The Institute for Supply Management is scheduled to release the results of its non-manufacturing survey at 10 am ET. The non-manufacturing index is likely to show a reading of 53.3 for January.

The service sector survey for December showed that the sector continued to expand at a slightly faster rate. The non-manufacturing index rose to 52.67 in December from 52 in November. The business activity index remained flat at 56.2 and the new orders index edged up 0.2 points to 53.2, while the order backlogs index slipped 2.5 points to 45.5. The employment index, though up 0.5 points to 49.4, suggested a contracting job market.
Stocks in FocusIn corporate news, Weyerhaeuser (WY) reported fourth quarter adjusted earnings of $77 million or 14 cents per share, higher than $52 million last year. Revenues were about in line with estimates.
Polaris (PII) announced a 64 percent increase in its regular quarterly dividend to 37 cents per share, effective in the first quarter 2012.

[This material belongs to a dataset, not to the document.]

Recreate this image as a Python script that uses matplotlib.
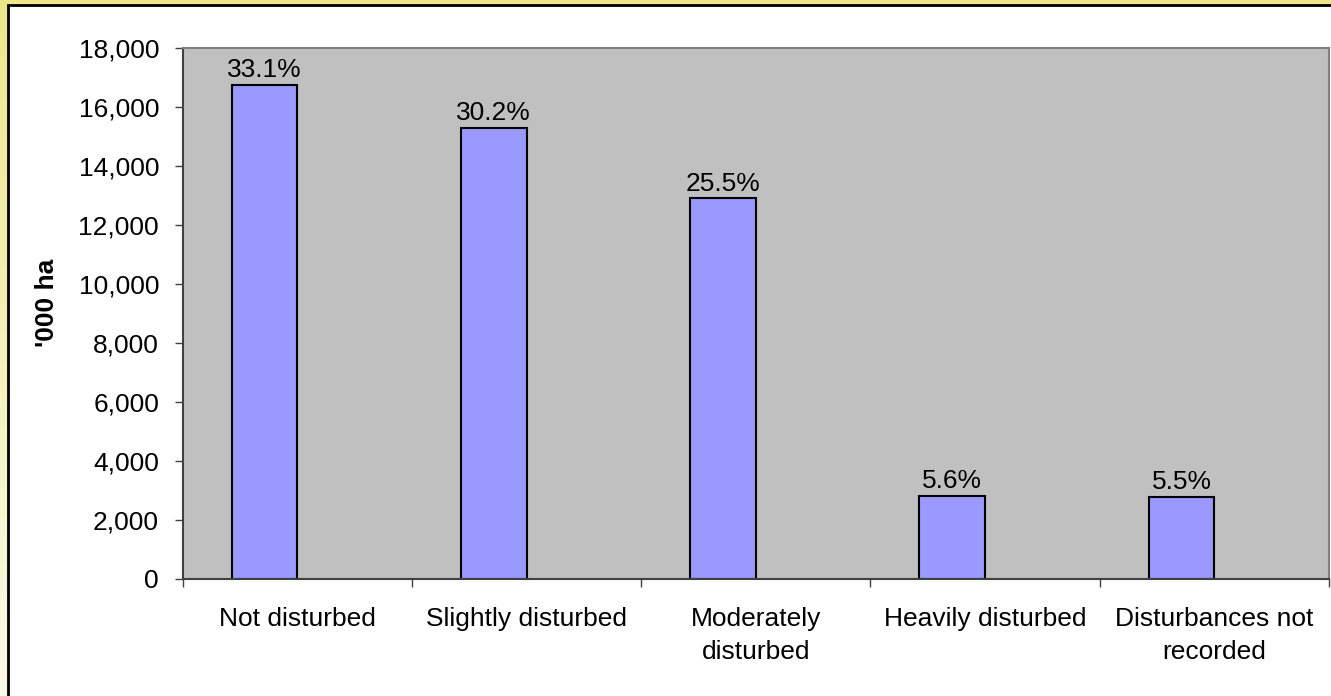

Cymer (CYMI) reported better than expected fourth quarter results, while it issued weak revenue guidance for the first quarter.
Thor Industries (THO) reported preliminary sales of $596.40 million for its second quarter, ahead of the consensus estimate.
Coldwater Creek (CWTR) promoted CFO Jim Bell to the newly created role of COO.
Video game software makers THQ, Inc. (THQI) and Take-two Interactive (TTWO) after peer Electronic Arts (EA) released solid holiday quarter results. THQ posted weaker than expected results for its third quarter and issued a bleak forecast. Take-two reported third quarter earnings that exceeded estimates, while it slashed its forecast for the year below the consensus estimate.
Acme Packet's (APKT) fourth quarter earnings were below estimates.